What a weekend in Long Pond, Pennsylvania.
Denny Hamlin displayed his hypocrisy on aggressive racing, Austin Dillon chucked his helmet at Tyler Reddick and NASCAR found itself in a lose-lose situation at the finish.
So without further adieu, let’s dive into the Three Big Stories of the HighPoint.com 400 at Pocono Raceway.
1. Denny Hamlin hypocritically unleashes the aggression
As Hamlin climbed out of his car, the crowd in attendance showered him with boos and middle fingers. Five minutes earlier, he side-swiped Kyle Larson and took the lead. While Larson hit the wall in Turn 1.
“I’m not here to defend anything,” he said. “I put both those guys, (Alex Bowman) and 5, in an aero situation. Didn’t touch either one. How can you wreck someone you don’t touch?”
He went on to say he put Larson and Bowman in an “either let off the gas and race side by side, or hit the gas and hit the wall” situation.
Now with Bowman, the replays showed they never touched. The No. 48 got loose and spun out.
With Larson, however, unless you want to take a page from the NFL and use an index card to find a gap, he clearly touched Larson’s car.
In fact, it’s the same move Hamlin used to pass Ross Chastain at Pocono, last season.
Now I personally saw nothing wrong with Hamlin’s move on Larson. They were racing for the win and he didn’t intentionally dump him into Turn 1.
What I have a problem with, however, is Hamlin talking out of both sides of his mouth.
Just a year ago, Hamlin told Jim Rome that the younger drivers racing aggressively lacked respect for other drivers. Yet here he is doing the exact same thing he feuded with Ross Chastain over the course of the 2022 and 2023 seasons.
Look, if Hamlin wants to be an aggressive driver, then embrace your inner Dale Earnhardt. If not, then embrace the ways of Mark Martin. And yes, sometimes, you’ll slip up and stray off the Martin path. When that happens, own up to it and apologize.
But don’t pretend you’re against people racing with a lack of respect, when you do the same.
2. Austin Dillon tosses his helmet (literally)
As the field worked its way through Turn 1 under caution on Lap 107, Dillon chucked his helmet at Reddick’s car.

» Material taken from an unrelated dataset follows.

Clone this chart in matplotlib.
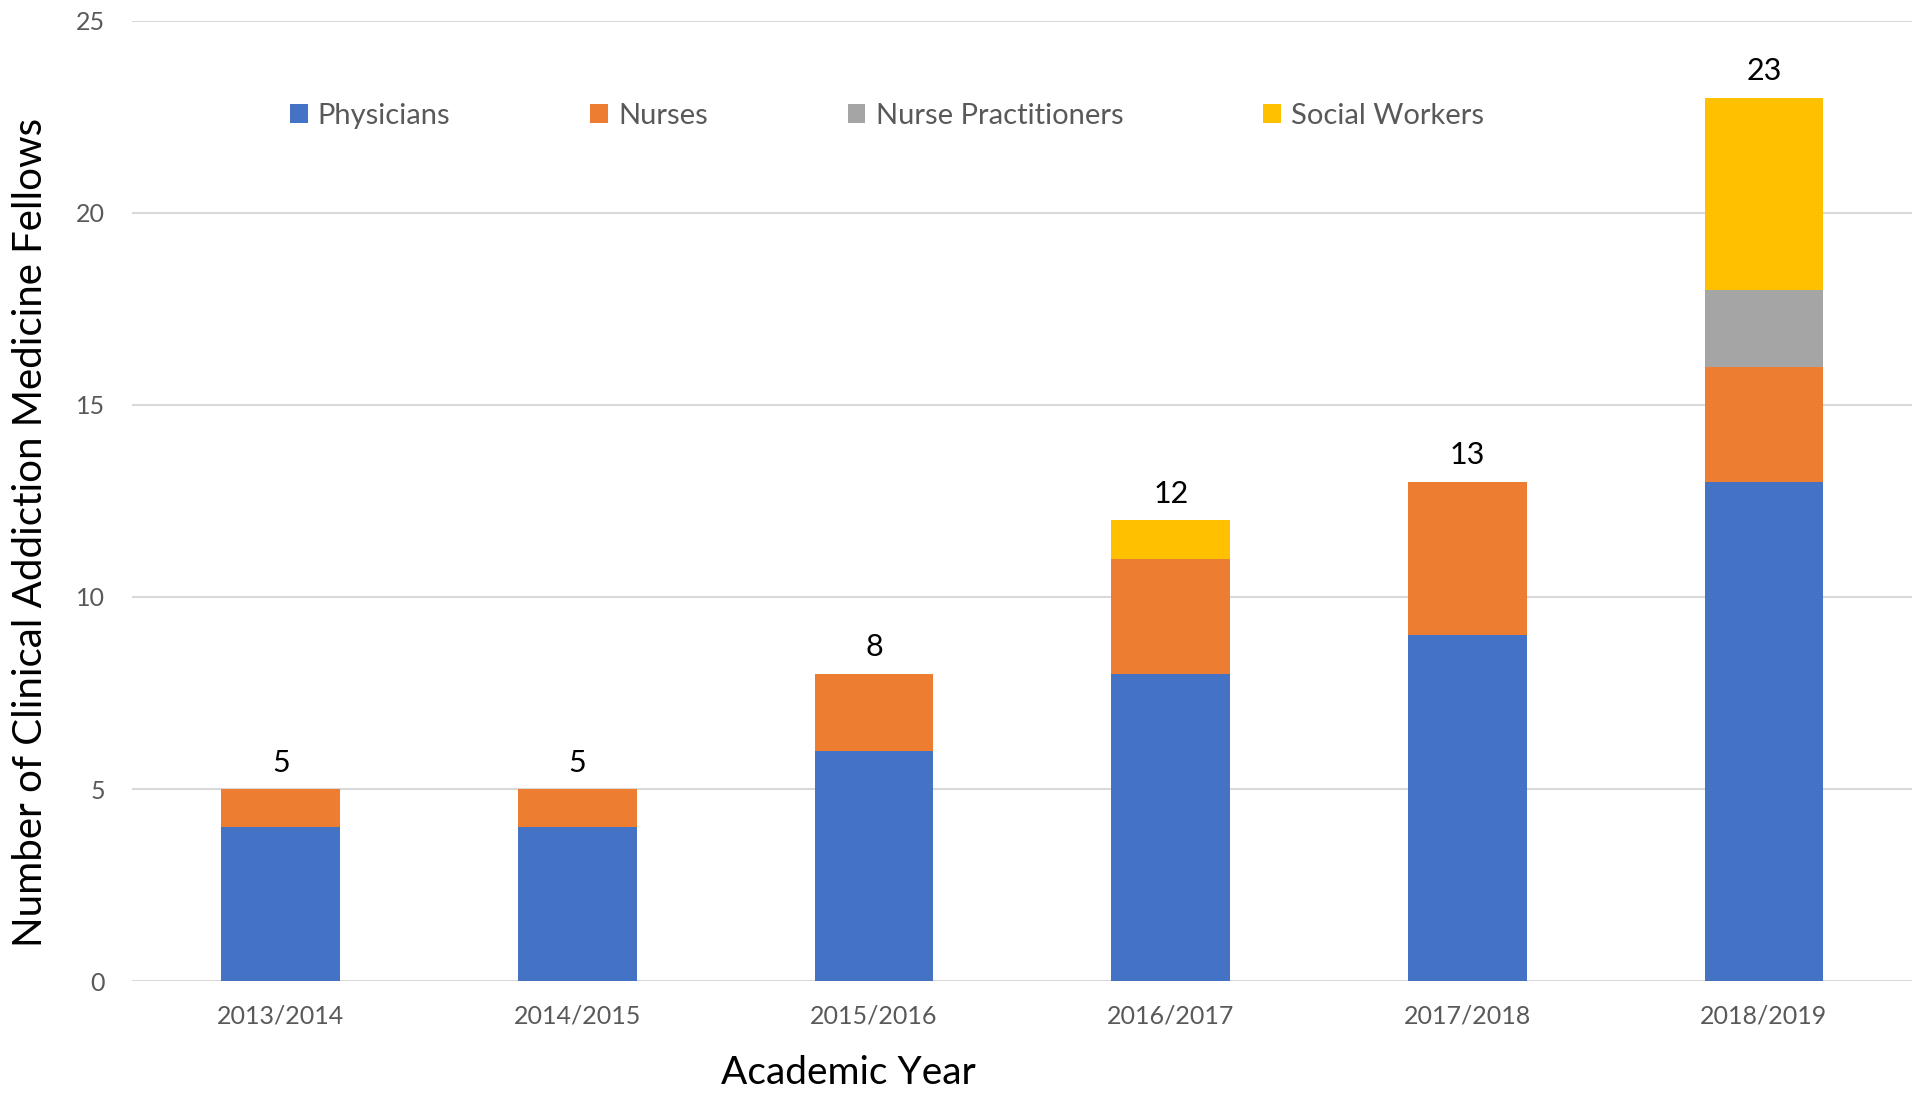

Minutes earlier, Reddick put Dillon into the wall.
Except he didn’t.
Dillon came down across the nose of Reddick’s car and turned himself into the wall. Though even after watching the replay, he wasn’t convinced he messed up.
“I felt like I was holding my own,” he said. “He was at my left-rear going in there, and I knew we were three-wide. I think I’ve got the right to at least hold my lane. I’ve got to turn at some point to get down. Brad (Keselowski) was on my outside, maybe a half-lane up. But Tyler (Reddick) drove it in there, and obviously I feel like he drove it in there deep enough where he had to come up the track into me. We can look at the SMT and see the little fine movements that we make, but I felt like that was not the time to do that for the No. 45.”
I don’t understand why he expected Reddick to yield. It was just a case of two drivers going for the same real estate. And in this case, Dillon got the short end of the stick.
Then again, in the heat of the moment, you’re not always thinking clearly. So only time will tell if this racing incident spirals into something more.
Also, Dillon’s probably getting fined for walking onto a hot track.
3. NASCAR picked its poison
As the field came to the white flag, Ryan Preece spins and hits the inside wall on the short chute. So a caution comes out and we go to overtime, right?
Well, no.
NASCAR held the flag, waiting to see if Preece would get going.
Which he did, for a few feet.
When NASCAR realized this, it threw the caution. Since Hamlin took the white flag, that ended the race.
Now I know this contradicts what I said on Twitter, but after mulling it over for a night, I don’t know what else NASCAR could’ve done. Either it throws the caution right away and gets flack for not swallowing the whistle or this.
Unlike Richmond Raceway, Pocono is a massive track, where you complete laps in roughly 50 seconds. So it’s not unfeasible to hold the caution to see if Preece got going, again.
At the end of the day, it was a pick-your-poison situation that sometimes comes with the job of officiating.